In “War Dances,” the short story that lends its name as the book’s title, the narrator remembers visiting his sick father in the hospital. His dad, post-surgery, is cold in bed, and the narrator asks a busy nurse for a blanket.
“With blanket in hand, I walked back to my father,” the narrator notes. “It was a thin blanket, laundered and sterilized a hundred times. In fact it was too thin. It wasn’t really a blanket. It was more like a large beach towel. Hell, it wasn’t even good enough for that. It was more like the world’s largest coffee filter. Jesus, had health care finally come to this? Everybody was uninsured and unblanketed.”
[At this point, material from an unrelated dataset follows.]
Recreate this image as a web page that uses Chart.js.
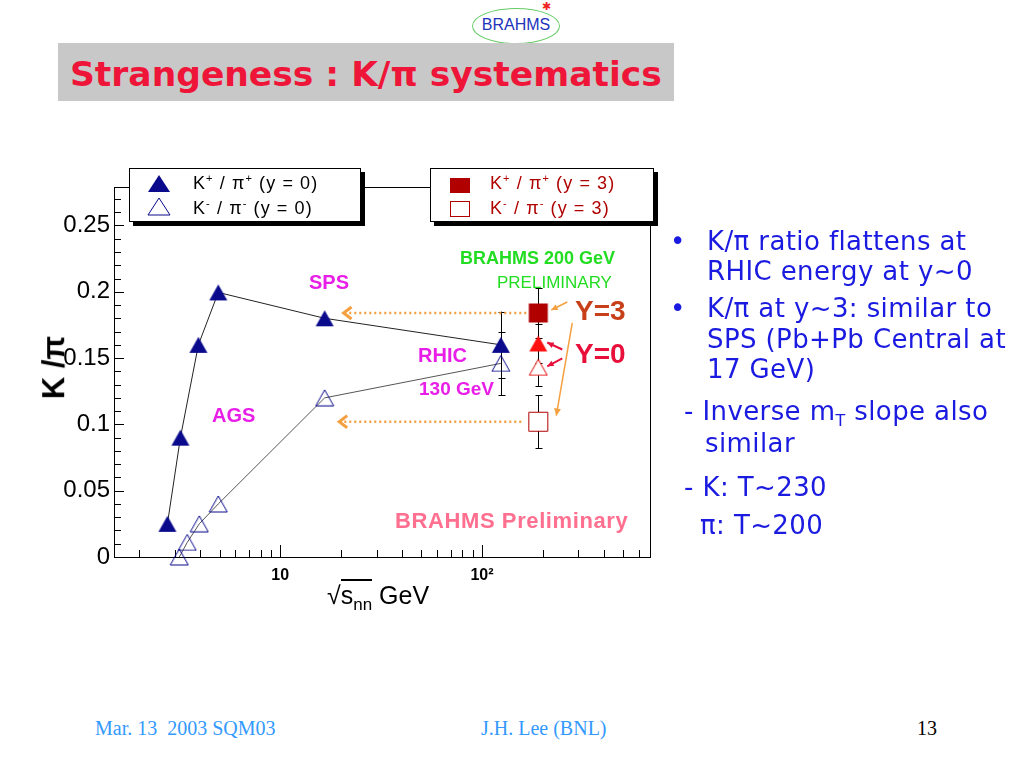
<!DOCTYPE html>
<html>
<head>
<meta charset="utf-8">
<title>Strangeness : K/π systematics</title>
<script src="https://cdn.jsdelivr.net/npm/chart.js@4.4.1/dist/chart.umd.min.js"></script>
<style>
  body { margin: 0; width: 1024px; height: 768px; position: relative; overflow: hidden; background: #fff;
         font-family: "Liberation Sans", Arial, sans-serif; }
  .abs { position: absolute; white-space: nowrap; line-height: 1; }
  #titleBar { left: 58px; top: 43px; width: 616px; height: 58px; background: #c8c8c8; }
  #title { left: 70px; top: 54px; font: bold 34.5px "DejaVu Sans", sans-serif; color: #ee1538; }
  #logo { left: 472px; top: 8px; width: 86px; height: 34px; border: 1px solid #66cc66; border-radius: 50%; }
  #logoTxt { left: 472px; top: 17px; width: 88px; text-align: center; font-size: 16px; color: #2233bb; }
  #chartBox { position: absolute; left: 0; top: 150px; width: 680px; height: 470px; }
  .legbox { position: absolute; background: #fff; border: 1px solid #000; box-shadow: 4px 4px 0 #000; }
  .legtxt { position: absolute; white-space: nowrap; font-size: 18px; line-height: 1; letter-spacing: 1.1px; }
  .legtxt sup { font-size: 11px; vertical-align: 7px; }
  .sym { position: absolute; }
  .mag { color: #e81ee8; font-weight: bold; font-size: 20px; }
  .grn { color: #22dd22; }
  .bul { color: #1a1ae0; font: 26px "DejaVu Sans", sans-serif; letter-spacing: 0.4px; }
  .foot { font: 20px "Liberation Serif", serif; color: #3399ff; }
</style>
</head>
<body>
<div id="logo" class="abs"></div>
<div id="logoTxt" class="abs">BRAHMS</div>
<div class="abs" style="left:542px;top:1px;font-size:11px;color:#ee2222">✱</div>
<div id="titleBar" class="abs"></div>
<div id="title" class="abs">Strangeness : K/π systematics</div>

<div id="chartBox"><canvas id="kpiChart" width="680" height="470"></canvas></div>

<!-- legends -->
<div class="legbox" style="left:129px;top:168px;width:230px;height:52px">
  <svg class="sym" style="left:17px;top:5px" width="24" height="19"><polygon points="12,1 23,18 1,18" fill="#0a0a8c"/></svg>
  <div class="legtxt" style="left:63px;top:4px">K<sup>+</sup> / π<sup>+</sup> (y = 0)</div>
  <svg class="sym" style="left:17px;top:28px" width="24" height="19"><polygon points="12,1 23,18 1,18" fill="none" stroke="#0a0a8c" stroke-width="1"/></svg>
  <div class="legtxt" style="left:63px;top:29px">K<sup>-</sup> / π<sup>-</sup> (y = 0)</div>
</div>
<div class="legbox" style="left:430px;top:168px;width:222px;height:52px">
  <svg class="sym" style="left:18px;top:8px" width="22" height="17"><rect x="1" y="1" width="20" height="15" fill="#b00000"/></svg>
  <div class="legtxt" style="left:59px;top:4px;color:#b00000">K<sup>+</sup> / π<sup>+</sup> (y = 3)</div>
  <svg class="sym" style="left:18px;top:31px" width="22" height="18"><rect x="1.5" y="1.5" width="19" height="15" fill="#fff" stroke="#b00000" stroke-width="1"/></svg>
  <div class="legtxt" style="left:59px;top:29px;color:#b00000">K<sup>-</sup> / π<sup>-</sup> (y = 3)</div>
</div>

<!-- axis titles -->
<div class="abs" style="left:22px;top:352px;font-size:31px;font-weight:bold;transform:rotate(-90deg);transform-origin:center">K /π</div>
<div class="abs" style="left:327px;top:583px;font-size:25px">√<span style="border-top:2px solid #000">s<sub style="font-size:17px">nn</sub></span> GeV</div>

<!-- annotations -->
<div class="abs mag" style="left:309px;top:272px">SPS</div>
<div class="abs mag" style="left:212px;top:405px">AGS</div>
<div class="abs mag" style="left:418px;top:345px">RHIC</div>
<div class="abs mag" style="left:419px;top:379px;font-size:19px">130 GeV</div>
<div class="abs grn" style="left:460px;top:249px;font-size:18px;font-weight:bold">BRAHMS 200 GeV</div>
<div class="abs grn" style="left:497px;top:274px;font-size:17px">PRELIMINARY</div>
<div class="abs" style="left:575px;top:297px;font-size:28px;font-weight:bold;color:#c8401a">Y=3</div>
<div class="abs" style="left:575px;top:340px;font-size:28px;font-weight:bold;color:#e8103a">Y=0</div>
<div class="abs" style="left:395px;top:510px;font-size:22px;font-weight:bold;letter-spacing:0.6px;color:#ff6f8f">BRAHMS Preliminary</div>

<!-- bullets -->
<div class="abs bul" style="left:670px;top:226px">•</div>
<div class="abs bul" style="left:707px;top:226px">K/π ratio flattens at</div>
<div class="abs bul" style="left:707px;top:256px">RHIC energy at y~0</div>
<div class="abs bul" style="left:670px;top:293px">•</div>
<div class="abs bul" style="left:707px;top:293px">K/π at y~3: similar to</div>
<div class="abs bul" style="left:707px;top:324px">SPS (Pb+Pb Central at</div>
<div class="abs bul" style="left:707px;top:354px">17 GeV)</div>
<div class="abs bul" style="left:684px;top:396px">- Inverse m<sub style="font-size:16px">T</sub> slope also</div>
<div class="abs bul" style="left:705px;top:428px">similar</div>
<div class="abs bul" style="left:684px;top:472px">- K: T~230</div>
<div class="abs bul" style="left:700px;top:510px">π: T~200</div>

<!-- footer -->
<div class="abs foot" style="left:95px;top:717px">Mar. 13&nbsp; 2003 SQM03</div>
<div class="abs foot" style="left:481px;top:717px">J.H. Lee (BNL)</div>
<div class="abs foot" style="left:917px;top:717px;color:#000">13</div>

<script>
// sqrt(s_nn) in GeV, K/pi ratio, error -- AGS, SPS, RHIC 130 (y = 0)
const energyKp = [2.76, 3.2, 3.93, 4.93, 16.6, 124];
const ratioKp  = [0.025, 0.090, 0.160, 0.1995, 0.180, 0.160];
const errKp    = [0, 0, 0, 0, 0, 0.025];

const energyKm = [3.16, 3.46, 3.97, 4.93, 16.6, 124];
const ratioKm  = [0.0, 0.011, 0.025, 0.040, 0.120, 0.146];
const errKm    = [0, 0, 0, 0, 0, 0.024];

// BRAHMS 200 GeV preliminary
const energyBrahms = [190];
const ratioKpY0 = [0.161];
const errKpY0   = [0.015];
const ratioKmY0 = [0.143];
const errKmY0   = [0.014];
const ratioKpY3 = [0.184];
const errKpY3   = [0.019];
const ratioKmY3 = [0.102];
const errKmY3   = [0.020];

// axis ticks
const yTicks = [0, 0.05, 0.1, 0.15, 0.2, 0.25];
const yMinorTicks = [0.01, 0.02, 0.03, 0.04, 0.06, 0.07, 0.08, 0.09, 0.11, 0.12, 0.13, 0.14,
                     0.16, 0.17, 0.18, 0.19, 0.21, 0.22, 0.23, 0.24, 0.26, 0.27];
const xLabelTicks = [10, 100];
const xLabelText  = ['10', '10²'];
const xMinorTicks = [2, 3, 4, 5, 6, 7, 8, 9, 20, 30, 40, 50, 60, 70, 80, 90, 200, 300, 400, 500, 600];

const NAVY = '#0a0a8c';
const RED = '#ff1010';
const DARKRED = '#b00000';
const ORANGE = '#f5a040';

function toPoints(xs, ys) {
    return xs.map((x, i) => ({ x: x, y: ys[i] }));
}

// marker drawn into a small canvas so it is centred on its box like ROOT markers
function makeMarker(shape, w, h, fill, stroke) {
    const c = document.createElement('canvas');
    c.width = w + 2;
    c.height = h + 2;
    const g = c.getContext('2d');
    g.beginPath();
    if (shape === 'tri') {
        g.moveTo(w / 2 + 1, 1);
        g.lineTo(w + 1, h + 1);
        g.lineTo(1, h + 1);
        g.closePath();
    } else {
        g.rect(1.5, 1.5, w - 1, h - 1);
    }
    if (fill) { g.fillStyle = fill; g.fill(); }
    if (stroke) { g.strokeStyle = stroke; g.lineWidth = 1; g.stroke(); }
    return c;
}

const errorSets = [errKp, errKm, errKpY0, errKmY0, errKpY3, errKmY3];

const framePlugin = {
    id: 'frame',
    beforeDatasetsDraw(chart) {
        const { ctx, chartArea: a, scales } = chart;
        const x = scales.x, y = scales.y;
        ctx.save();
        ctx.strokeStyle = '#000';
        ctx.lineWidth = 1;
        ctx.strokeRect(Math.round(a.left) + 0.5, Math.round(a.top) + 0.5,
                       Math.round(a.right - a.left), Math.round(a.bottom - a.top));
        ctx.beginPath();
        yTicks.concat(yMinorTicks).forEach(v => {
            const py = Math.round(y.getPixelForValue(v)) + 0.5;
            const len = yTicks.includes(v) ? 10 : 7;
            ctx.moveTo(a.left, py);
            ctx.lineTo(a.left + len, py);
        });
        xLabelTicks.concat(xMinorTicks).forEach(v => {
            const px = Math.round(x.getPixelForValue(v)) + 0.5;
            const len = xLabelTicks.includes(v) ? 12 : 7;
            ctx.moveTo(px, a.bottom);
            ctx.lineTo(px, a.bottom - len);
        });
        ctx.stroke();

        // error bars
        ctx.beginPath();
        chart.data.datasets.forEach((ds, di) => {
            const errs = errorSets[di];
            ds.data.forEach((p, i) => {
                if (!errs[i]) return;
                const px = Math.round(x.getPixelForValue(p.x)) + 0.5;
                const top = y.getPixelForValue(p.y + errs[i]);
                const bot = y.getPixelForValue(p.y - errs[i]);
                ctx.moveTo(px, top); ctx.lineTo(px, bot);
                ctx.moveTo(px - 3, Math.round(top) + 0.5); ctx.lineTo(px + 4, Math.round(top) + 0.5);
                ctx.moveTo(px - 3, Math.round(bot) + 0.5); ctx.lineTo(px + 4, Math.round(bot) + 0.5);
            });
        });
        ctx.stroke();
        ctx.restore();
    },
    afterDatasetsDraw(chart) {
        const { ctx, scales } = chart;
        const x = scales.x, y = scales.y;
        const bx = x.getPixelForValue(energyBrahms[0]);

        function arrowHead(tx, ty, fx, fy, size, spread, color, open) {
            const ang = Math.atan2(ty - fy, tx - fx);
            ctx.beginPath();
            ctx.moveTo(tx - size * Math.cos(ang - spread), ty - size * Math.sin(ang - spread));
            ctx.lineTo(tx, ty);
            ctx.lineTo(tx - size * Math.cos(ang + spread), ty - size * Math.sin(ang + spread));
            if (open) {
                ctx.strokeStyle = color; ctx.lineWidth = 3; ctx.stroke();
            } else {
                ctx.closePath(); ctx.fillStyle = color; ctx.fill();
            }
        }
        function arrow(fx, fy, tx, ty, color, width, dashed, size, spread, open) {
            ctx.save();
            ctx.strokeStyle = color;
            ctx.lineWidth = width;
            if (dashed) ctx.setLineDash([2, 3]);
            ctx.beginPath();
            ctx.moveTo(fx, fy);
            ctx.lineTo(tx, ty);
            ctx.stroke();
            ctx.setLineDash([]);
            arrowHead(tx, ty, fx, fy, size, spread, color, open);
            ctx.restore();
        }
        ctx.save();
        // dotted arrows toward the SPS values
        const y3p = y.getPixelForValue(ratioKpY3[0]);
        const y3m = y.getPixelForValue(ratioKmY3[0]);
        arrow(bx - 12, y3p, x.getPixelForValue(20.6), y3p, ORANGE, 2.5, true, 10, 0.65, true);
        arrow(bx - 17, y3m, x.getPixelForValue(19.6), y3m, ORANGE, 2.5, true, 10, 0.65, true);
        // small arrows pointing to the 200 GeV markers
        arrow(bx + 29, y3p - 11, bx + 13, y3p - 3, ORANGE, 1.5, false, 7, 0.45, false);
        const y0p = y.getPixelForValue(ratioKpY0[0]);
        const y0m = y.getPixelForValue(ratioKmY0[0]);
        arrow(bx + 24, y0p + 6, bx + 9, y0p - 1, '#e8103a', 2, false, 7, 0.45, false);
        arrow(bx + 24, y0m - 9, bx + 9, y0m - 1, '#e8103a', 2, false, 7, 0.45, false);
        arrow(bx + 34, y3p + 10, bx + 18, y3m - 6, ORANGE, 1.5, false, 8, 0.45, false);
        ctx.restore();
    }
};

const triFilledNavy = makeMarker('tri', 18, 16, NAVY, null);
const triOpenNavy = makeMarker('tri', 18, 16, null, NAVY);
const triFilledRed = makeMarker('tri', 18, 16, RED, null);
const triOpenRed = makeMarker('tri', 18, 16, '#fff', '#e00000');
const sqFilled = makeMarker('sq', 20, 20, DARKRED, null);
const sqOpen = makeMarker('sq', 20, 20, '#fff', DARKRED);

new Chart(document.getElementById('kpiChart'), {
    type: 'scatter',
    data: {
        datasets: [
            { label: 'K+/pi+ (y=0)', data: toPoints(energyKp, ratioKp), showLine: true,
              borderColor: '#222', borderWidth: 1, pointStyle: triFilledNavy, pointRadius: 9, clip: false },
            { label: 'K-/pi- (y=0)', data: toPoints(energyKm, ratioKm), showLine: true,
              borderColor: '#555', borderWidth: 1, pointStyle: triOpenNavy, pointRadius: 9, clip: false },
            { label: 'K+/pi+ (y=0) 200', data: toPoints(energyBrahms, ratioKpY0),
              pointStyle: triFilledRed, pointRadius: 9, clip: false },
            { label: 'K-/pi- (y=0) 200', data: toPoints(energyBrahms, ratioKmY0),
              pointStyle: triOpenRed, pointRadius: 9, clip: false },
            { label: 'K+/pi+ (y=3)', data: toPoints(energyBrahms, ratioKpY3),
              pointStyle: sqFilled, pointRadius: 10, clip: false },
            { label: 'K-/pi- (y=3)', data: toPoints(energyBrahms, ratioKmY3),
              pointStyle: sqOpen, pointRadius: 10, clip: false }
        ]
    },
    options: {
        responsive: false,
        animation: false,
        layout: { padding: { left: 0, top: 37, right: 30, bottom: 0 } },
        plugins: { legend: { display: false }, tooltip: { enabled: false } },
        scales: {
            x: {
                type: 'logarithmic',
                min: 1.5,
                max: 680,
                grid: { display: false, drawTicks: false },
                border: { display: false },
                afterFit: s => { s.height = 63; },
                afterBuildTicks: s => { s.ticks = xLabelTicks.map(v => ({ value: v })); },
                ticks: {
                    padding: 9,
                    autoSkip: false,
                    maxRotation: 0,
                    color: '#000',
                    font: { family: 'Liberation Sans', size: 16, weight: 'bold' },
                    callback: (v) => xLabelText[xLabelTicks.indexOf(v)]
                }
            },
            y: {
                min: 0,
                max: 0.279,
                grid: { display: false, drawTicks: false },
                border: { display: false },
                afterFit: s => { s.width = 114; },
                afterBuildTicks: s => { s.ticks = yTicks.map(v => ({ value: v })); },
                ticks: {
                    padding: 4,
                    color: '#000',
                    font: { family: 'Liberation Sans', size: 24 },
                    callback: (v) => String(+v.toFixed(2))
                }
            }
        }
    },
    plugins: [framePlugin]
});
</script>
</body>
</html>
War Dances contains good poetry, too. My favorite of the bunch is his “Ode to Mix Tapes.” The digital revolution has changed how people create these soundtracks of seduction. Alexie writes that it’s too easy to make mix tapes these days with CD burners, iPods, and iTunes.
But I miss the labor
Of making old-school mix tapes—the
midair
Acrobatics of recording one song
At a time. It sometimes took days
To play, choose, pause,
Ponder, record, replay, erase,
And replace. But there was no magic
wand.
It was blue-collar work. . . .
But O, the last track
Was the vessel that contained
The most devotion and pain
And made promises that you couldn’t
take back.
Malalai Joya’s A Woman Among Warlords (Scribner) tells the amazing story of one of Afghanistan’s leading democracy activists.
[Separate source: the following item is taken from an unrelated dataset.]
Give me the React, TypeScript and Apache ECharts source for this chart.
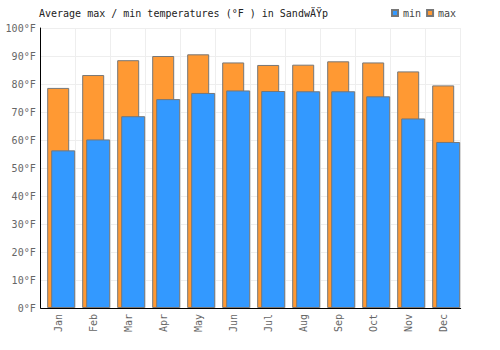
import React, { useEffect, useRef } from "react";
import * as echarts from "echarts";

const months = ["Jan", "Feb", "Mar", "Apr", "May", "Jun", "Jul", "Aug", "Sep", "Oct", "Nov", "Dec"];
const maxTemps = [78.6, 83.2, 88.5, 90.0, 90.6, 87.7, 86.8, 86.9, 88.1, 87.7, 84.5, 79.5];
const minTemps = [56.3, 60.2, 68.5, 74.6, 76.8, 77.7, 77.5, 77.4, 77.4, 75.6, 67.7, 59.3];
const spacer = months.map(() => "-");

const FONT = "DejaVu Sans Mono";

export default function App() {
  const ref = useRef<HTMLDivElement>(null);
  useEffect(() => {
    if (!ref.current) return;
    const chart = echarts.init(ref.current, undefined, { renderer: "svg" });
    chart.setOption({
      animation: false,
      backgroundColor: "#fff",
      title: {
        text: "Average max / min temperatures (°F ) in SandwÄŸp",
        left: 34,
        top: 3,
        textStyle: { fontFamily: FONT, fontSize: 10, fontWeight: "normal", color: "#222" },
      },
      legend: {
        data: ["min", "max"],
        left: 386,
        top: 3,
        icon: "rect",
        itemWidth: 6,
        itemHeight: 6,
        itemGap: 5,
        textStyle: { fontFamily: FONT, fontSize: 10, color: "#444" },
      },
      grid: { left: 40.7, right: 39.3, top: 28, bottom: 42, containLabel: false },
      xAxis: [
        {
          type: "category",
          data: months,
          axisLine: { show: true, lineStyle: { color: "#000", width: 1 } },
          axisTick: { show: false },
          axisLabel: { rotate: 90, fontFamily: FONT, fontSize: 10, color: "#666", margin: 6 },
          splitLine: { show: true, lineStyle: { color: "#eee", width: 1 } },
        },
        {
          type: "category",
          data: months,
          show: false,
          gridIndex: 0,
        },
      ],
      yAxis: {
        type: "value",
        min: 0,
        max: 100,
        interval: 10,
        axisLine: { show: true, lineStyle: { color: "#000", width: 1 } },
        axisTick: { show: false },
        axisLabel: { formatter: "{value}°F", fontFamily: FONT, fontSize: 10, color: "#666", margin: 5 },
        splitLine: { show: true, lineStyle: { color: "#eee", width: 1 } },
      },
      series: [
        {
          name: "max",
          type: "bar",
          xAxisIndex: 0,
          data: maxTemps,
          barWidth: 22,
          itemStyle: { color: "#FF9933", borderColor: "#777", borderWidth: 1 },
        },
        {
          name: "spacer",
          type: "bar",
          xAxisIndex: 1,
          data: spacer,
          barWidth: 10,
          barGap: "0%",
          itemStyle: { color: "transparent" },
          silent: true,
        },
        {
          name: "min",
          type: "bar",
          xAxisIndex: 1,
          data: minTemps,
          barWidth: 24,
          barGap: "0%",
          itemStyle: { color: "#3399FF", borderColor: "#777", borderWidth: 1 },
        },
      ],
    });
    return () => chart.dispose();
  }, []);
  return (
    <div
      ref={ref}
      style={{ position: "absolute", left: 0, top: 0, width: 500, height: 350 }}
    />
  );
}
The Progressive had the opportunity to meet and interview Joya for our radio show back in 2006. Her steadfast resolve in the face of death threats touched us deeply.
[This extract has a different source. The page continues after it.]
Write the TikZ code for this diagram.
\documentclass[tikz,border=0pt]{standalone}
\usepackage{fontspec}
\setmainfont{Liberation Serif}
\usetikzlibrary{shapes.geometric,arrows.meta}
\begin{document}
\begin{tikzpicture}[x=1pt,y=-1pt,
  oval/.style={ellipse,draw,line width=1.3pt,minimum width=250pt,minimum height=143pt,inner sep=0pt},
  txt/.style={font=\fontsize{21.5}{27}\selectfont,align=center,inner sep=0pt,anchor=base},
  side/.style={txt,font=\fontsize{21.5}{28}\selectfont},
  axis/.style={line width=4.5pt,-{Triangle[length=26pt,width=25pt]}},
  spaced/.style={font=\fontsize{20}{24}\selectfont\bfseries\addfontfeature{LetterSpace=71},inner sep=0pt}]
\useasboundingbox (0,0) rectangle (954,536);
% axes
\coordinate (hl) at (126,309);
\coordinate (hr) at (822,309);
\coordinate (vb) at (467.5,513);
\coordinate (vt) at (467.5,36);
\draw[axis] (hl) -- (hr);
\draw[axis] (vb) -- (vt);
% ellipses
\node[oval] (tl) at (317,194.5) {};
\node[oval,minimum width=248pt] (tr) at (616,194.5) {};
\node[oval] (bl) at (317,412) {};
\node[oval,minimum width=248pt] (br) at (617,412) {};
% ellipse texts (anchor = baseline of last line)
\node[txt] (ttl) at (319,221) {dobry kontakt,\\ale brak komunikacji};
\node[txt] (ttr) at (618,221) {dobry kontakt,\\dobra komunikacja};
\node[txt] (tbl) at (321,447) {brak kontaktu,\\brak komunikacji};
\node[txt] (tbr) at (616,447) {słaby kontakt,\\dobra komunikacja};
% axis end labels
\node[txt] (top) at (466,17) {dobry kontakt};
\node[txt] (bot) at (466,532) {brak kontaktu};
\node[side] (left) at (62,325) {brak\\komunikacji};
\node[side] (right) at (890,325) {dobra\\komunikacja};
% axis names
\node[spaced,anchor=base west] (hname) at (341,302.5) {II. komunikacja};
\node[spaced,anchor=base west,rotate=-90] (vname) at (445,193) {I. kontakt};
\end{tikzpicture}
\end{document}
So it was a real pleasure to find out more about her life by reading her autobiography. As a girl she loved poetry and would “read late into the night by the light of our propane lamp” the works of Langston Hughes and Bertolt Brecht. Inspired by her father’s own activism, she tells of opening secret schools for girls in basements, calling it “the most important act of rebellion against the Taliban.” On her wedding day, for security reasons, her bodyguards had to search every flower arrangement for explosives.
Joya fearlessly denounced the warlords at the constitutional assembly in 2003, which she attended. Two years later she ran for office and won, becoming the youngest member elected to parliament. She was later suspended from office for her persistent criticisms of corruption and advocacy of human rights.
She predicted that the Afghan elections, held in August, would be a joke, and warns about Obama’s further escalation of the war. “It could well be that people in Afghanistan will soon say that Obama is even worse than Bush,” she writes. She urges the American people to pressure Obama to withdrawal all our troops.
“In the past thirty years, every kind of atrocity has been committed in Afghanistan in the name of socialism, religion, freedom, democracy and liberation,” she writes. “Now these acts are justified by a so-called war on terror.”
With A Woman Among Warlords, Joya takes her place alongside such leading democracy activists as Aung San Suu Kyi, Shirin Ebadi, and Rigoberta Menchu. It was Joya who should have won the Nobel Peace Prize this year.